Your task:
Note how many lines hold "this" and report that number by itself.

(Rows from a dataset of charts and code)
>>>
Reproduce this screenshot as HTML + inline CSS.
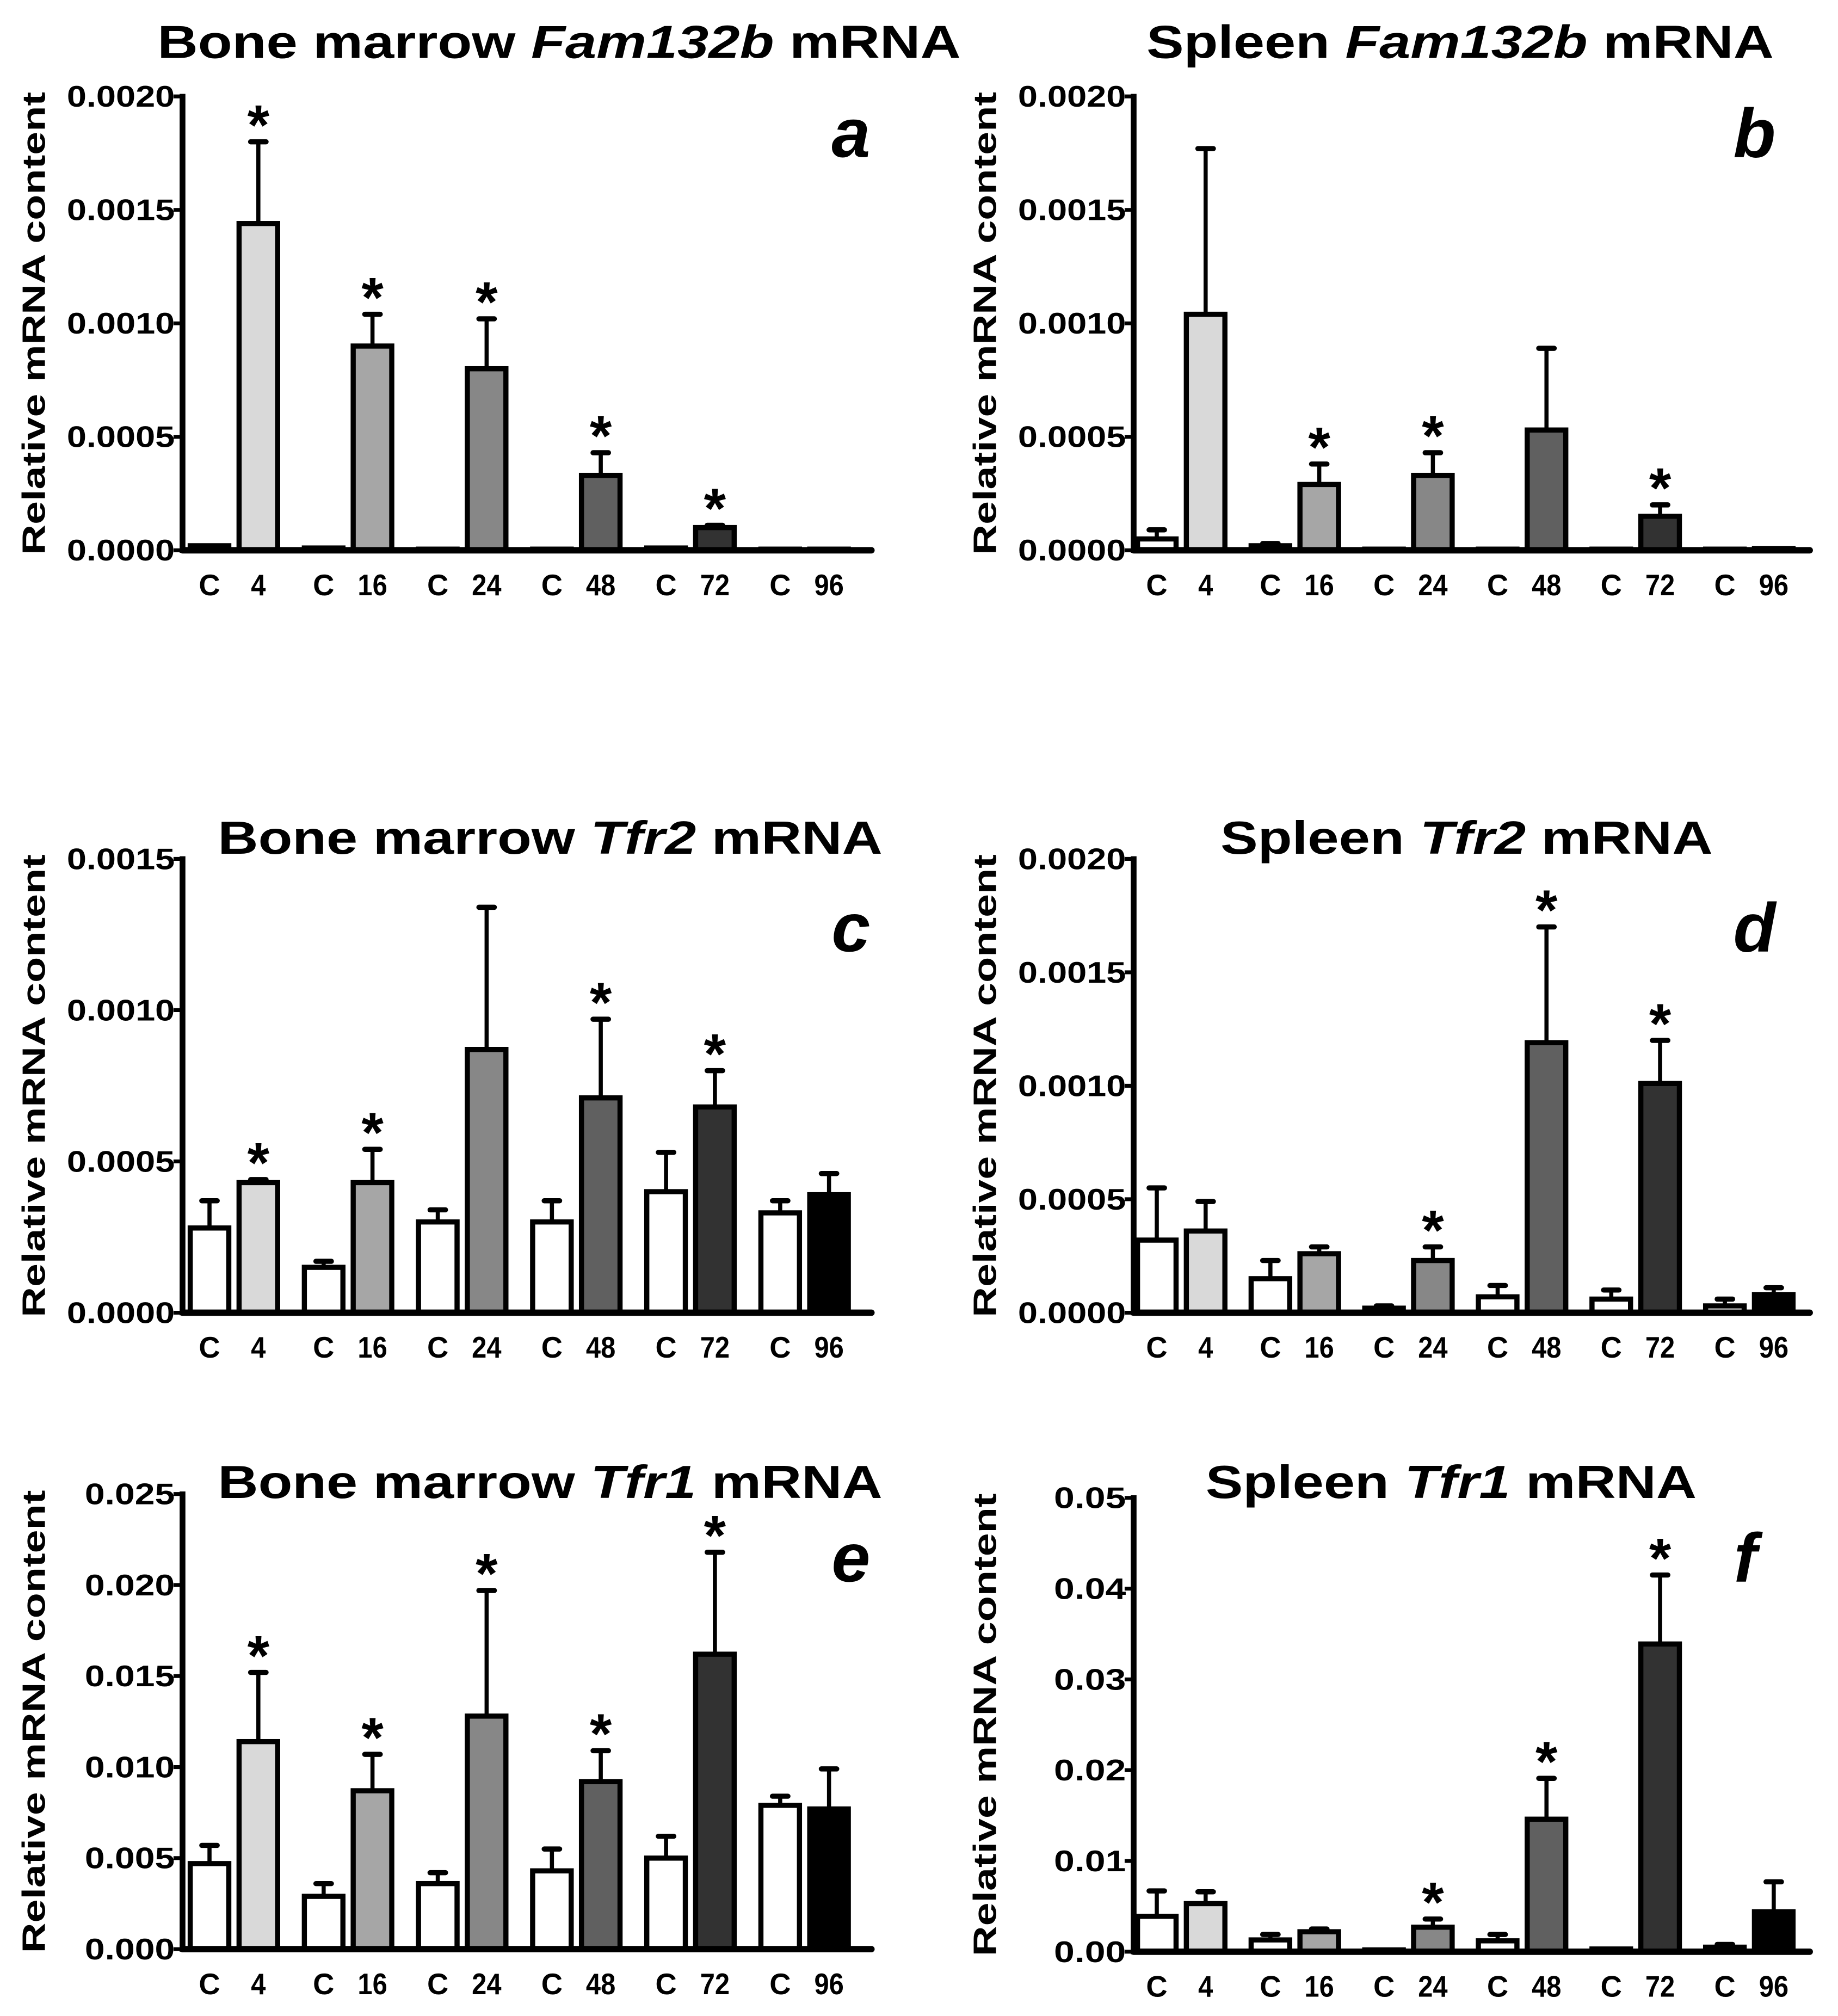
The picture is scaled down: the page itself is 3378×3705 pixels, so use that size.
<!DOCTYPE html>
<html><head><meta charset="utf-8"><style>
html,body{margin:0;padding:0;background:#fff;}
svg{display:block;}
text{font-family:"Liberation Sans",Arial,sans-serif;font-weight:bold;fill:#000;}
</style></head><body>
<svg id="fig" width="3378" height="3705" viewBox="0 0 1430 1568" preserveAspectRatio="none" xmlns="http://www.w3.org/2000/svg"></svg>
<script>
// ---- data ----
const groupLabels = ["4","16","24","48","72","96"];
const fillColors = ["#d9d9d9","#a6a6a6","#878787","#606060","#323232","#000000"];

const aCtrl = [0.00002,0.00001,0.000005,0.000005,0.00001,0.000005];
const aCtrlErr = [0,0,0,0,0,0];
const aTreat = [0.00144,0.0009,0.0008,0.00033,0.0001,0.000005];
const aTreatErr = [0.00036,0.00014,0.00022,0.0001,0.00001,0];
const aStars = [1,1,1,1,1,0];
const aTicks = ["0.0000","0.0005","0.0010","0.0015","0.0020"];

const bCtrl = [0.00005,0.00002,0.000005,0.000005,0.000005,0.000005];
const bCtrlErr = [0.00004,0.00001,0,0,0,0];
const bTreat = [0.00104,0.00029,0.00033,0.00053,0.00015,0.000008];
const bTreatErr = [0.00073,0.00009,0.0001,0.00036,0.00005,0];
const bStars = [0,1,1,0,1,0];
const bTicks = ["0.0000","0.0005","0.0010","0.0015","0.0020"];

const cCtrl = [0.00028,0.00015,0.0003,0.0003,0.0004,0.00033];
const cCtrlErr = [0.00009,0.00002,0.00004,0.00007,0.00013,0.00004];
const cTreat = [0.00043,0.00043,0.00087,0.00071,0.00068,0.00039];
const cTreatErr = [0.00001,0.00011,0.00047,0.00026,0.00012,0.00007];
const cStars = [1,1,0,1,1,0];
const cTicks = ["0.0000","0.0005","0.0010","0.0015"];

const dCtrl = [0.00032,0.00015,0.00002,0.00007,0.00006,0.00003];
const dCtrlErr = [0.00023,0.00008,0.00001,0.00005,0.00004,0.00003];
const dTreat = [0.00036,0.00026,0.00023,0.00119,0.00101,0.00008];
const dTreatErr = [0.00013,0.00003,0.00006,0.00051,0.00019,0.00003];
const dStars = [0,0,1,1,1,0];
const dTicks = ["0.0000","0.0005","0.0010","0.0015","0.0020"];

const eCtrl = [0.0047,0.0029,0.0036,0.0043,0.005,0.0079];
const eCtrlErr = [0.001,0.0007,0.0006,0.0012,0.0012,0.0005];
const eTreat = [0.0114,0.0087,0.0128,0.0092,0.0162,0.0077];
const eTreatErr = [0.0038,0.002,0.0069,0.0017,0.0056,0.0022];
const eStars = [1,1,1,1,1,0];
const eTicks = ["0.000","0.005","0.010","0.015","0.020","0.025"];

const fCtrl = [0.0039,0.0013,0.0002,0.0012,0.0003,0.0005];
const fCtrlErr = [0.0028,0.0006,0,0.0007,0,0.0003];
const fTreat = [0.0053,0.0022,0.0027,0.0146,0.0339,0.0044];
const fTreatErr = [0.0013,0.0003,0.0009,0.0045,0.0076,0.0033];
const fStars = [0,0,1,1,1,0];
const fTicks = ["0.00","0.01","0.02","0.03","0.04","0.05"];

const NS = "http://www.w3.org/2000/svg";
const svg = document.getElementById("fig");
function mk(tag, attrs, parent){
  const e = document.createElementNS(NS, tag);
  for (const k in attrs) e.setAttribute(k, attrs[k]);
  (parent||svg).appendChild(e);
  return e;
}

function panel(cfg){
  const g = mk("g", {});
  
  
  const ax = cfg.ax, y0 = cfg.y0, yT = cfg.yTop;
  const maxV = parseFloat(cfg.ticks[cfg.ticks.length-1]);
  const ys = v => y0 - (v / maxV) * (y0 - yT);
  const xc = i => cfg.c0 + i * cfg.sp;
  const xt = i => xc(i) + 38;

  const t = mk("text", {x: cfg.tx, y: cfg.ty, "font-size": 36, "text-anchor": "middle", textLength: cfg.tl, lengthAdjust: "spacingAndGlyphs"}, g);
  
  
  mk("tspan", {}, t).textContent = cfg.t1 + " ";
  mk("tspan", {"font-style": "italic"}, t).textContent = cfg.gene;
  mk("tspan", {}, t).textContent = " mRNA";

  const L = mk("text", {x: cfg.lx, y: cfg.ly, "font-size": 54, "font-style": "italic", "text-anchor": "middle"}, g);
  L.textContent = cfg.id;
  
  

  const yl = mk("text", {x: 0, y: 0, "font-size": 25, "text-anchor": "middle", transform: `translate(${ax-107},${(y0+yT)/2}) rotate(-90)`, textLength: 360, lengthAdjust: "spacingAndGlyphs"}, g);
  yl.textContent = "Relative mRNA content";
  
  

  cfg.ticks.forEach((lab) => {
    const v = parseFloat(lab);
    const y = ys(v);
    const tk = mk("line", {x1: ax-7, x2: ax, y1: y, y2: y, stroke: "#000", "stroke-width": 3}, g);
    
    
    const tl = mk("text", {x: ax-6, y: y+8, "font-size": 23, "text-anchor": "end", textLength: lab.length*14, lengthAdjust: "spacingAndGlyphs"}, g);
    tl.textContent = lab;
    
    
  });

  function bar(x, v, err, fill, name){
    const bw = 30;
    const top = ys(v);
    const h = Math.max(y0 - top, 0.5);
    if (err > 0) {
      const et = ys(v + err);
      const el = mk("line", {x1: x, x2: x, y1: top, y2: et, stroke: "#000", "stroke-width": 3.2}, g);
      
      
      const cp = mk("line", {x1: x-6, x2: x+6, y1: et, y2: et, stroke: "#000", "stroke-width": 4, "stroke-linecap": "round"}, g);
      
      
    }
    const r = mk("rect", {x: x-bw/2, y: y0-h, width: bw, height: h, fill: fill, stroke: "#000", "stroke-width": 4}, g);
    
    
  }

  for (let i = 0; i < 6; i++) {
    bar(xc(i), cfg.ctrl[i], cfg.ctrlErr[i], "#ffffff", "bar-control-" + groupLabels[i]);
    bar(xt(i), cfg.treat[i], cfg.treatErr[i], fillColors[i], "bar-" + groupLabels[i] + "h");
    if (cfg.stars[i]) {
      const st = mk("text", {x: xt(i), y: ys(cfg.treat[i] + cfg.treatErr[i]) + 2, "font-size": 44, "text-anchor": "middle"}, g);
      st.textContent = "*";
      
      
    }
    const cl = mk("text", {x: xc(i), y: y0+35, "font-size": 23, "text-anchor": "middle"}, g);
    cl.textContent = "C";
    
    
    const tl2 = mk("text", {x: xt(i), y: y0+35, "font-size": 23, "text-anchor": "middle", textLength: groupLabels[i].length*11.5, lengthAdjust: "spacingAndGlyphs"}, g);
    tl2.textContent = groupLabels[i];
    
    
  }

  const yA = mk("line", {x1: ax, x2: ax, y1: yT-2, y2: y0+2, stroke: "#000", "stroke-width": 4.5}, g);
  
  
  const xA = mk("line", {x1: ax, x2: cfg.xEnd, y1: y0, y2: y0, stroke: "#000", "stroke-width": 5, "stroke-linecap": "round"}, g);
  
  
}

panel({id:"a", ax:142, y0:428, yTop:75, c0:163, sp:88.8, xEnd:678, ticks:aTicks, ctrl:aCtrl, ctrlErr:aCtrlErr, treat:aTreat, treatErr:aTreatErr, stars:aStars,
  t1:"Bone marrow", gene:"Fam132b", tx:435, ty:45, tl:625, lx:662, ly:122});
panel({id:"b", ax:882, y0:428, yTop:75, c0:900, sp:88.4, xEnd:1408, ticks:bTicks, ctrl:bCtrl, ctrlErr:bCtrlErr, treat:bTreat, treatErr:bTreatErr, stars:bStars,
  t1:"Spleen", gene:"Fam132b", tx:1136, ty:45, tl:488, lx:1365, ly:122});
panel({id:"c", ax:142, y0:1021, yTop:668, c0:163, sp:88.8, xEnd:678, ticks:cTicks, ctrl:cCtrl, ctrlErr:cCtrlErr, treat:cTreat, treatErr:cTreatErr, stars:cStars,
  t1:"Bone marrow", gene:"Tfr2", tx:428, ty:664, tl:517, lx:662, ly:740});
panel({id:"d", ax:882, y0:1021, yTop:668, c0:900, sp:88.4, xEnd:1408, ticks:dTicks, ctrl:dCtrl, ctrlErr:dCtrlErr, treat:dTreat, treatErr:dTreatErr, stars:dStars,
  t1:"Spleen", gene:"Tfr2", tx:1141, ty:664, tl:383, lx:1365, ly:740});
panel({id:"e", ax:142, y0:1516, yTop:1162, c0:163, sp:88.8, xEnd:678, ticks:eTicks, ctrl:eCtrl, ctrlErr:eCtrlErr, treat:eTreat, treatErr:eTreatErr, stars:eStars,
  t1:"Bone marrow", gene:"Tfr1", tx:428, ty:1165, tl:517, lx:662, ly:1230});
panel({id:"f", ax:882, y0:1518, yTop:1165, c0:900, sp:88.4, xEnd:1408, ticks:fTicks, ctrl:fCtrl, ctrlErr:fCtrlErr, treat:fTreat, treatErr:fTreatErr, stars:fStars,
  t1:"Spleen", gene:"Tfr1", tx:1129, ty:1165, tl:382, lx:1358, ly:1230});
</script>
</body></html>
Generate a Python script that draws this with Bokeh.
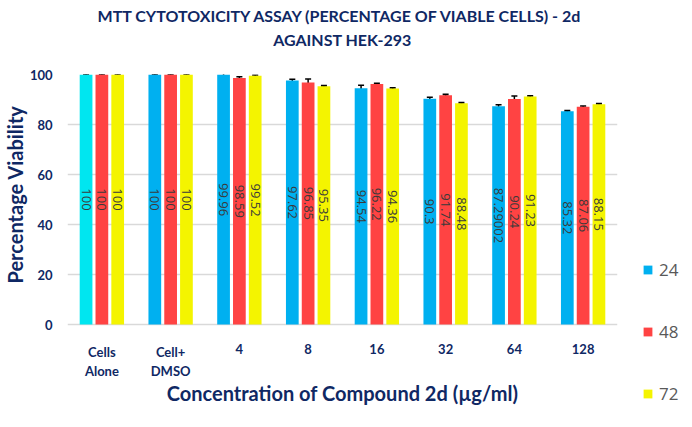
<<<
Answer to the problem:
2